═════ DATA PROVIDED ═════

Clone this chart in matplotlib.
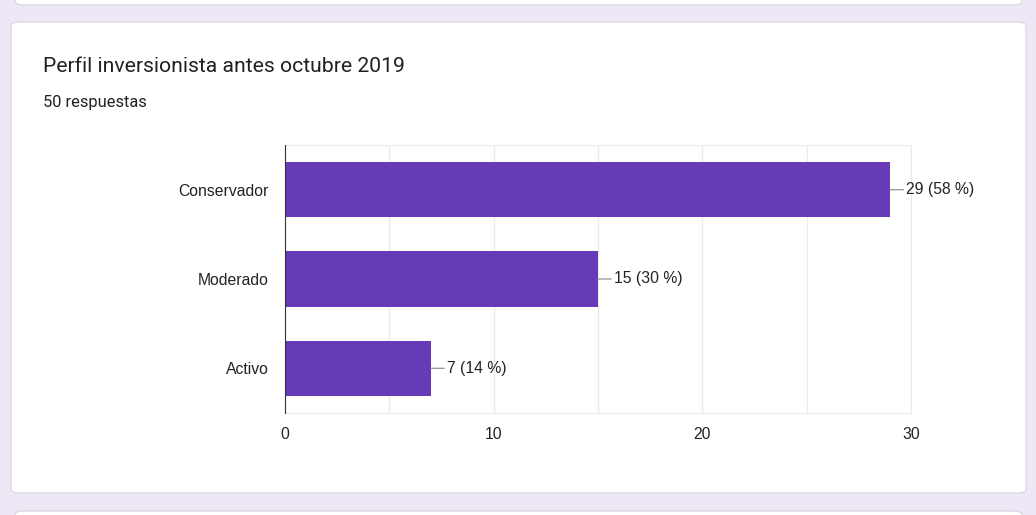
import matplotlib.pyplot as plt
from matplotlib.patches import FancyBboxPatch

# survey answers
categories = ['Conservador', 'Moderado', 'Activo']
counts = [29, 15, 7]
total = 50
title = 'Perfil inversionista antes octubre 2019'
subtitle = f'{total} respuestas'

W, H = 1036, 515
BG = '#ede7f6'
BAR = '#673ab7'


def card(fig, x0, y0, x1, y1):
    # rounded white card, pixel coords measured from the top-left
    p = FancyBboxPatch((x0 / W, 1 - y1 / H), (x1 - x0) / W, (y1 - y0) / H,
                       boxstyle='round,pad=0,rounding_size=0.008',
                       transform=fig.transFigure, facecolor='white',
                       edgecolor='#dcdae3', linewidth=1, zorder=-1)
    fig.patches.append(p)


fig = plt.figure(figsize=(W / 100, H / 100), dpi=100, facecolor=BG)
card(fig, 15, -20, 1022, 5)
card(fig, 11, 22, 1026, 493)
card(fig, 15, 511, 1022, 540)

fig.text(43 / W, 1 - 66 / H, title, fontsize=15.2, family='Roboto',
         color='#202124', va='center')
fig.text(43 / W, 1 - 102 / H, subtitle, fontsize=11.8, family='Roboto',
         color='#202124', va='center')

ax = fig.add_axes([285 / W, 1 - 413 / H, (911 - 285) / W, (413 - 145) / H])
ax.set_zorder(2)
ax.set_facecolor('white')
ypos = list(range(len(categories)))
ax.barh(ypos, counts, height=0.62, color=BAR, zorder=3)

ax.set_xlim(0, 30)
ax.set_ylim(len(categories) - 0.5, -0.5)
ax.set_xticks([0, 10, 20, 30])
ax.set_xticks([5, 15, 25], minor=True)
ax.set_yticks(ypos)
ax.set_yticklabels(categories)
ax.grid(axis='x', which='both', color='#ececec', linewidth=1, zorder=0)
ax.tick_params(length=0, which='both', labelsize=11.3, colors='#222222')
ax.tick_params(axis='y', pad=11.5)
ax.tick_params(axis='x', pad=10)
for lbl in ax.get_xticklabels() + ax.get_yticklabels():
    lbl.set_family('Liberation Sans')

for side in ['top', 'right', 'bottom']:
    ax.spines[side].set_color('#ececec')
ax.spines['left'].set_color('#333333')
ax.spines['left'].set_zorder(4)

# value labels with short leader lines
for y, v in zip(ypos, counts):
    ax.annotate(f'{v} ({v / total * 100:.0f} %)', xy=(v, y), xytext=(11.5, 0),
                textcoords='offset points', va='center', ha='left',
                fontsize=11.3, family='Liberation Sans', color='#222222',
                arrowprops=dict(arrowstyle='-', color='#9e9e9e', lw=1,
                                shrinkA=0, shrinkB=0, relpos=(0, 0.5)),
                annotation_clip=False, zorder=5)

fig.savefig('out.png', dpi=100, facecolor=BG)
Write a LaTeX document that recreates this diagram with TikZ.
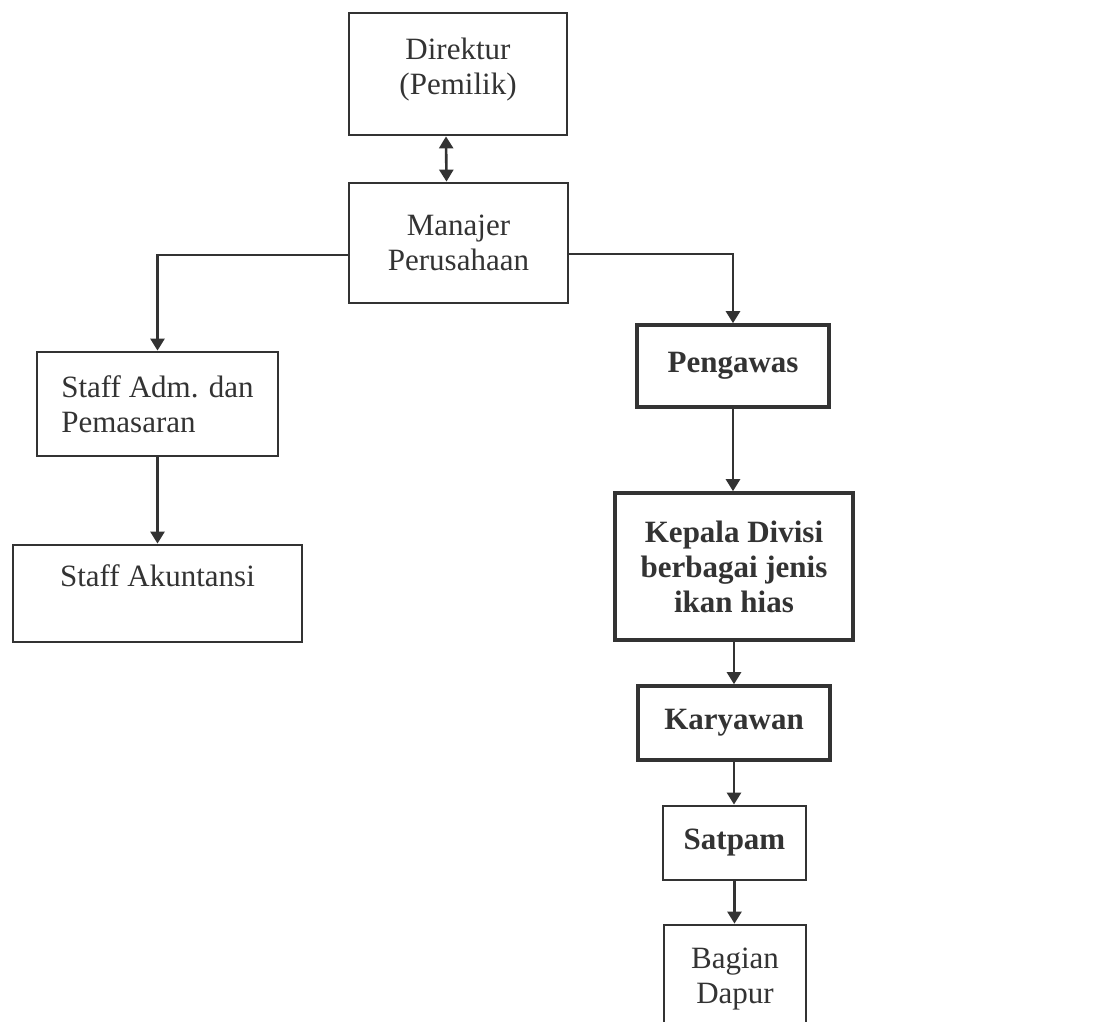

═════

# TO BE DONE
The data above needs to be retyped exactly, with the images left out.

# SOLUTION
Clone this chart in matplotlib.
import matplotlib.pyplot as plt
from matplotlib.patches import FancyBboxPatch

# survey answers
categories = ['Conservador', 'Moderado', 'Activo']
counts = [29, 15, 7]
total = 50
title = 'Perfil inversionista antes octubre 2019'
subtitle = f'{total} respuestas'

W, H = 1036, 515
BG = '#ede7f6'
BAR = '#673ab7'


def card(fig, x0, y0, x1, y1):
    # rounded white card, pixel coords measured from the top-left
    p = FancyBboxPatch((x0 / W, 1 - y1 / H), (x1 - x0) / W, (y1 - y0) / H,
                       boxstyle='round,pad=0,rounding_size=0.008',
                       transform=fig.transFigure, facecolor='white',
                       edgecolor='#dcdae3', linewidth=1, zorder=-1)
    fig.patches.append(p)


fig = plt.figure(figsize=(W / 100, H / 100), dpi=100, facecolor=BG)
card(fig, 15, -20, 1022, 5)
card(fig, 11, 22, 1026, 493)
card(fig, 15, 511, 1022, 540)

fig.text(43 / W, 1 - 66 / H, title, fontsize=15.2, family='Roboto',
         color='#202124', va='center')
fig.text(43 / W, 1 - 102 / H, subtitle, fontsize=11.8, family='Roboto',
         color='#202124', va='center')

ax = fig.add_axes([285 / W, 1 - 413 / H, (911 - 285) / W, (413 - 145) / H])
ax.set_zorder(2)
ax.set_facecolor('white')
ypos = list(range(len(categories)))
ax.barh(ypos, counts, height=0.62, color=BAR, zorder=3)

ax.set_xlim(0, 30)
ax.set_ylim(len(categories) - 0.5, -0.5)
ax.set_xticks([0, 10, 20, 30])
ax.set_xticks([5, 15, 25], minor=True)
ax.set_yticks(ypos)
ax.set_yticklabels(categories)
ax.grid(axis='x', which='both', color='#ececec', linewidth=1, zorder=0)
ax.tick_params(length=0, which='both', labelsize=11.3, colors='#222222')
ax.tick_params(axis='y', pad=11.5)
ax.tick_params(axis='x', pad=10)
for lbl in ax.get_xticklabels() + ax.get_yticklabels():
    lbl.set_family('Liberation Sans')

for side in ['top', 'right', 'bottom']:
    ax.spines[side].set_color('#ececec')
ax.spines['left'].set_color('#333333')
ax.spines['left'].set_zorder(4)

# value labels with short leader lines
for y, v in zip(ypos, counts):
    ax.annotate(f'{v} ({v / total * 100:.0f} %)', xy=(v, y), xytext=(11.5, 0),
                textcoords='offset points', va='center', ha='left',
                fontsize=11.3, family='Liberation Sans', color='#222222',
                arrowprops=dict(arrowstyle='-', color='#9e9e9e', lw=1,
                                shrinkA=0, shrinkB=0, relpos=(0, 0.5)),
                annotation_clip=False, zorder=5)

fig.savefig('out.png', dpi=100, facecolor=BG)
Write a LaTeX document that recreates this diagram with TikZ.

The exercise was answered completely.